ClassMethod ProcessLine(line As %String) As %List
{
    set list = $lfs(line, ..#SEPARATOR)
    set list2 = ""
    set ptr=0
    
    // NULLs and numbers handling.
    // Add generic handlers here.
    // For example translate "N/A" value into $lb() if that's how source data rolls
    while $listnext(list, ptr, value) {
        set list2 = list2 _ $select($g(value)="":$lb(), $ISVALIDNUM(value):$lb(+value), 1:$lb(value))
    }

    // Add specific handlers here
    // For example convert date into horolog in column4

    // Add %%CLASSNAME
    set list2 = $lb() _ list2
    
    quit list2
}

I have no concrete ideas on how to automate this.

This is a more case-by-case basis.

After more than 42 years of M-programming and in total of 48 years of programming experience I would say, if you need a class with about 1000 or more properties than something is wrong with your (database) design. There is nothing more to say. Period.

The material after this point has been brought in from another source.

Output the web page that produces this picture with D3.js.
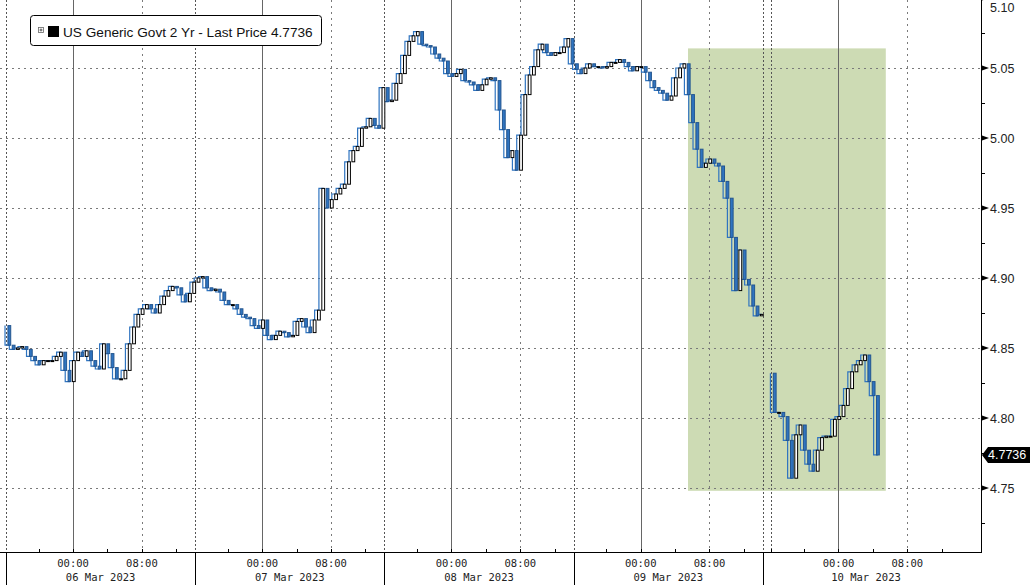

Wide datasets are fairly typical for:

  • Industrial data
    • IoT
    • Sensors data
    • Mining and processing data
    • Spectrometry data
  • Analytical data
    • Most datasets after one-hot-encoding applied
    • NLP datasets
    • Any dataset where we need to raise dimensionality
    • Media featuresets
  • Social Network/modelling schemas

I'm fairly sure there's more areas but I have not encountered them myself.

Recently I have delivered a PoC with classes more than 6400 columns wide and that's where I got my inspiration for this article (I chose approach 4).

@Renato Banzai also wrote an excellent article on his project with more than 999 properties.

Overall I'd like to say that a class with more than 999 properties is a correct design in many cases.

You probably right for a majority of tasks. But how do you manage with AI tasks which NEED to manage thousands of features of entities? And features are properties/fields from data storage perspective.

Anyway, I'm really curious how do you deal with AI/ML tasks in IRIS or Caché.

That's good and well for sparse datasets (where say you have a record with 10 000 possible attributes but on average only 50 are filled).

EAV does not help in dense cases where every record actually has 10 000 attributes.

My EAV implementation is the same as your Approach 3, so it will work fine even with fully filled 4.000.000 attributes.
Since the string has a limit of 3,641,144, approaches with serial and %List are dropped.

All other things being equal, everything depends on the specific technical task: speed, support for Objects/SQL, the ability to name each attribute, the number of attributes, and so on.